Ocorre, porém, que os peixes de mais fácil acesso que vivem no litoral estão escasseando. Isso ocasiona dois problemas. Do lado alimentar, cai a oferta de proteína animal e sobem os preços. Ironicamente, há um crescimento assustador no uso de peixes como comida de outros animais. Quase um terço da produção mundial vai para as rações que alimentam cães e gatos.
Do lado social, a pesca em águas mais distantes está exigindo tecnologias sofisticadas, que reduzem bastante os 200 milhões de empregos desse setor —onde 190 milhões são pescadores de pequenas embarcações e técnicas rudimentares.
A revolução que se passa na profundeza as águas afeta em cheio o que acontece na face da terra. O Japão, com tecnologias modernas, tem 200 mil pessoas que pescam o dobro da China, que possui quase quatro milhões de pescadores.
O Brasil não está fora dessas mudanças. Apesar de possuir 3% da população do mundo e 4.000 quilômetros de costa no Oceano Atlântico —onde se pesca 30 milhões de toneladas—, a sua produção anual é de menos de 1% da produção mundial (740 mil toneladas). E o consumo "per capita" é de apenas quatro quilos por ano, enquanto que no resto do mundo é de 18.
Lester Brown recomenda que o mundo venha a cuidar melhor dos peixes dos mares e dos empregos dos homens.
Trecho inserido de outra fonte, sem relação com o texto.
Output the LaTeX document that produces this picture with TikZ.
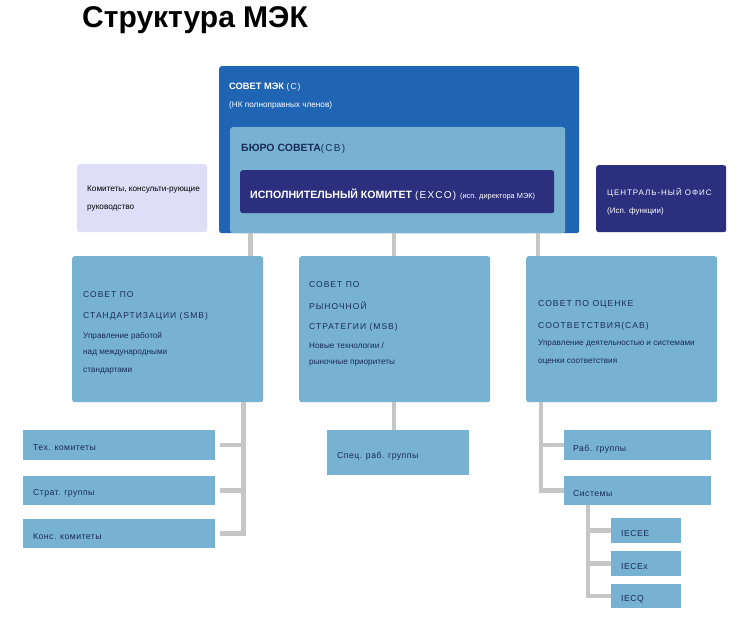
\documentclass[tikz,border=0pt]{standalone}
\usepackage{fontspec}
\setmainfont{Liberation Sans}
\newfontfamily\spfont[LetterSpace=12]{Liberation Sans}
\newfontfamily\smfont[LetterSpace=5]{Liberation Sans}
\usetikzlibrary{calc}
\definecolor{outerblue}{HTML}{1F65B3}
\definecolor{lightblue}{HTML}{78B2D3}
\definecolor{navy}{HTML}{2B2F7E}
\definecolor{lavender}{HTML}{DEDEF9}
\definecolor{conngray}{HTML}{C6C6C6}
\definecolor{txtdark}{HTML}{1A2A5C}
\tikzset{
  box/.style={anchor=north west, inner sep=0pt, rounded corners=2.5pt},
  lb/.style={box, fill=lightblue},
  nb/.style={box, fill=navy},
  conn/.style={draw=conngray, line width=4.5pt},
  lbl/.style={anchor=west, inner sep=0pt, text=txtdark},
  wlbl/.style={anchor=west, inner sep=0pt, text=white},
}
\newcommand\fs[1]{\fontsize{#1}{#1}\selectfont}
\begin{document}
\begin{tikzpicture}[x=1pt,y=-1pt]
\useasboundingbox (0,0) rectangle (752,618);
\fill[white] (0,0) rectangle (752,618);

% title
\node[anchor=base west, inner sep=0pt] (title) at (82,28) {\fs{30}\bfseries Структура МЭК};

% top structure
\node[box, fill=outerblue, minimum width=360pt, minimum height=167pt] (c) at (219,66) {};
\node[lb, minimum width=335pt, minimum height=106pt] (cb) at (230,127) {};
\node[nb, minimum width=314pt, minimum height=43pt] (exco) at (240,170) {};
\node[box, fill=lavender, minimum width=130pt, minimum height=68pt] (adv) at (77,164) {};
\node[nb, minimum width=130pt, minimum height=67pt] (co) at (596,165) {};

\node[wlbl] (ct1) at (229,87) {\fs{9.3}\bfseries СОВЕТ МЭК \mdseries\spfont\fs{8.5}(С)};
\node[wlbl] (ct2) at (229,105) {\fs{8.2}(НК полноправных членов)};
\node[lbl] (cbt) at (241,149) {\fs{10.5}\bfseries БЮРО СОВЕТА\mdseries\spfont\fs{10}(СВ)};
\node[wlbl] (excot) at (250,195) {\fs{10.6}\bfseries ИСПОЛНИТЕЛЬНЫЙ КОМИТЕТ \mdseries\spfont\fs{10}(EXCO) \fs{7.4}\rmfamily(исп. директора МЭК)};
\node[lbl, text=black] (advt1) at (87,190) {\fs{8.2}Комитеты, консульти-рующие};
\node[lbl, text=black] (advt2) at (87,208) {\fs{8.2}руководство};
\node[wlbl] (cot1) at (607,193) {\spfont\fs{8}ЦЕНТРАЛЬ-НЫЙ ОФИС};
\node[wlbl] (cot2) at (607,211) {\fs{8}(Исп. функции)};

% councils
\node[lb, minimum width=191pt, minimum height=146pt] (smb) at (72,256) {};
\node[lb, minimum width=191pt, minimum height=146pt] (msb) at (299,256) {};
\node[lb, minimum width=191pt, minimum height=146pt] (cab) at (526,256) {};

\node[lbl] (smb1) at (83,295) {\spfont\fs{8.5}СОВЕТ ПО};
\node[lbl] (smb2) at (83,316) {\spfont\fs{8.5}СТАНДАРТИЗАЦИИ (SMB)};
\node[lbl] (smb3) at (83,336) {\fs{8.2}Управление работой};
\node[lbl] (smb4) at (83,353) {\fs{8.2}над международными};
\node[lbl] (smb5) at (83,371) {\fs{8.2}стандартами};

\node[lbl] (msb1) at (309,285) {\spfont\fs{8.5}СОВЕТ ПО};
\node[lbl] (msb2) at (309,306) {\spfont\fs{8.5}РЫНОЧНОЙ};
\node[lbl] (msb3) at (309,327) {\spfont\fs{8.5}СТРАТЕГИИ (MSB)};
\node[lbl] (msb4) at (309,346) {\fs{8.2}Новые технологии /};
\node[lbl] (msb5) at (309,363) {\fs{8.2}рыночные приоритеты};

\node[lbl] (cab1) at (538,304) {\spfont\fs{8.6}СОВЕТ ПО ОЦЕНКЕ};
\node[lbl] (cab2) at (538,326) {\spfont\fs{8.6}СООТВЕТСТВИЯ(CAB)};
\node[lbl] (cab3) at (538,344) {\fs{8.2}Управление деятельностью и системами};
\node[lbl] (cab4) at (538,362) {\fs{8.2}оценки соответствия};

% sub boxes
\node[lb, rounded corners=0pt, minimum width=192pt, minimum height=30pt] (tc) at (23,430) {};
\node[lb, rounded corners=0pt, minimum width=192pt, minimum height=29pt] (sg) at (23,476) {};
\node[lb, rounded corners=0pt, minimum width=192pt, minimum height=29pt] (kk) at (23,519) {};
\node[lb, rounded corners=0pt, minimum width=142pt, minimum height=45pt] (spec) at (327,430) {};
\node[lb, rounded corners=0pt, minimum width=147pt, minimum height=30pt] (rg) at (564,430) {};
\node[lb, rounded corners=0pt, minimum width=147pt, minimum height=29pt] (sys) at (564,476) {};
\node[lb, rounded corners=0pt, minimum width=70pt, minimum height=25pt] (iecee) at (611,518) {};
\node[lb, rounded corners=0pt, minimum width=70pt, minimum height=25pt] (iecex) at (611,551) {};
\node[lb, rounded corners=0pt, minimum width=70pt, minimum height=24pt] (iecq) at (611,584) {};

\node[lbl] (tct) at (33,448) {\smfont\fs{8.7}Тех. комитеты};
\node[lbl] (sgt) at (33,493) {\smfont\fs{8.7}Страт. группы};
\node[lbl] (kkt) at (33,537) {\smfont\fs{8.7}Конс. комитеты};
\node[lbl] (spect) at (337,456) {\smfont\fs{8.7}Спец. раб. группы};
\node[lbl] (rgt) at (573,449) {\smfont\fs{8.7}Раб. группы};
\node[lbl] (syst) at (573,493) {\smfont\fs{8.7}Системы};
\node[lbl] (ieceet) at (621,533) {\smfont\fs{8.7}IECEE};
\node[lbl] (iecext) at (621,566) {\smfont\fs{8.7}IECEx};
\node[lbl] (iecqt) at (621,599) {\smfont\fs{8.7}IECQ};

% connectors
\draw[conn] ($(exco.east)+(0,1)$) -- ($(exco.east)+(0,1)$ -| co.west);

\coordinate (t1) at ($(smb.north east)+(-13,0)$);
\coordinate (t2) at ($(msb.north)+(-0.5,0)$);
\coordinate (t3) at ($(cab.north west)+(12,0)$);
\draw[conn] (t1) -- (t1 |- cb.south);
\draw[conn] (t2) -- (t2 |- cb.south);
\draw[conn] (t3) -- (t3 |- cb.south);

\coordinate (sv) at ($(smb.south east)+(-20,0)$);
\draw[conn] (sv) |- ($(kk.east)+(5,0)$);
\draw[conn] ($(tc.east)+(5,0)$) -- (tc.east -| sv);
\draw[conn] ($(sg.east)+(5,0)$) -- (sg.east -| sv);

\coordinate (mv) at ($(msb.south)+(-0.5,0)$);
\draw[conn] (mv) -- (mv |- spec.north);

\coordinate (cv) at ($(cab.south west)+(15,0)$);
\draw[conn] (cv) |- (sys.west);
\draw[conn] (rg.west -| cv) -- (rg.west);

\coordinate (yv) at ($(sys.south west)+(24,0)$);
\draw[conn] (yv) |- (iecq.west);
\draw[conn] (iecee.west -| yv) -- (iecee.west);
\draw[conn] (iecex.west -| yv) -- (iecex.west);
\end{tikzpicture}
\end{document}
Isso se aplica ao Brasil. A pesca, entre nós, que, no passado, garantiu tanto alimento e tantos empregos aos brasileiros —especialmente aos mais pobres—, tem de ser levada mais a sério. Nosso país precisa, simultaneamente, de mais tecnologia, de muita atenção aos mares e de uma boa adequação da nossa mão-de-obra às novas formas de pescar.
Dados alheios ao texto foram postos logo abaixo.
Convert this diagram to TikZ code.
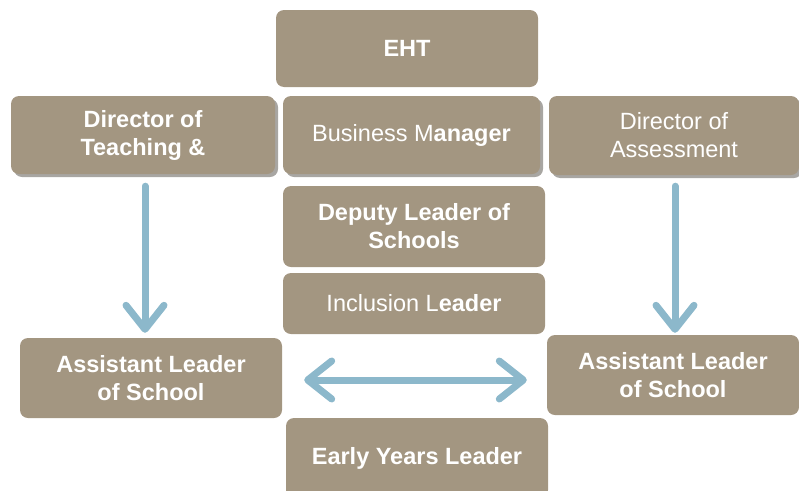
\documentclass[tikz,border=0pt]{standalone}
\usepackage{fontspec}
\setmainfont{Liberation Sans}
\usetikzlibrary{arrows.meta,shadows}
\definecolor{boxc}{HTML}{A39681}
\definecolor{shadowc}{HTML}{A8A6A2}
\definecolor{arrowc}{HTML}{8CB8CB}
\tikzset{
  box/.style={rectangle, rounded corners=8pt, fill=boxc, text=white, align=center,
    inner sep=0pt, font=\fontsize{23.5}{28}\selectfont},
  bbox/.style={box, font=\fontsize{23.5}{28}\selectfont\bfseries},
  shad/.style={general shadow={fill=shadowc, shadow xshift=3pt, shadow yshift=-3pt}},
  flow/.style={draw=arrowc, line width=7pt, line cap=round,
    -{Straight Barb[length=24pt, width=38pt, round]}},
  flow2/.style={draw=arrowc, line width=7pt,
    {Straight Barb[length=24pt, width=38pt, round]}-{Straight Barb[length=24pt, width=38pt, round]}}
}
\begin{document}
\begin{tikzpicture}[x=1pt,y=1pt]
\useasboundingbox (0,0) rectangle (799,-490);
\begin{scope}
\clip (0,0) rectangle (799,-490);
\node[bbox, minimum width=262pt, minimum height=77pt] (eht) at (407,-48.5) {EHT};
\node[bbox, shad, minimum width=264pt, minimum height=78pt] (dt) at (143,-135) {Director of\\Teaching \&};
\node[box, shad, minimum width=257pt, minimum height=78pt] (bm) at (411.5,-135) {Business M\textbf{anager}};
\node[box, shad, minimum width=250pt, minimum height=79pt] (da) at (674,-135.5) {Director of\\Assessment};
\node[bbox, minimum width=262pt, minimum height=81pt] (dl) at (414,-226.5) {Deputy Leader of\\Schools};
\node[box, minimum width=262pt, minimum height=61pt] (il) at (414,-303.5) {Inclusion L\textbf{eader}};
\node[bbox, minimum width=262pt, minimum height=80pt] (al) at (151,-378) {Assistant Leader\\of School};
\node[bbox, minimum width=252pt, minimum height=80pt] (ar) at (673,-375) {Assistant Leader\\of School};
\node[bbox, minimum width=262pt, minimum height=80pt] (ey) at (417,-458) {Early Years Leader};
\draw[flow] ([xshift=2pt,yshift=-12pt]dt.south) -- ([xshift=-6pt,yshift=5pt]al.north);
\draw[flow] ([xshift=1pt,yshift=-11pt]da.south) -- ([xshift=2pt,yshift=2pt]ar.north);
\draw[flow2] ([xshift=22pt,yshift=-2pt]al.east) -- ([xshift=-20pt,yshift=-5pt]ar.west);
\end{scope}
\end{tikzpicture}
\end{document}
Isso tudo exige uma ação coordenada, séria e segura por parte de quem está perto dos problemas da produção e do emprego, como deveria ser o caso do Ministério da Agricultura, no âmbito federal, e das secretarias correspondentes no âmbito estadual. A partir disso e com a participação efetiva dos que militam nesse setor, o Brasil tem tudo para dar ao seu povo um alimento bom e barato e boas oportunidades de trabalho para quem mais precisa trabalhar.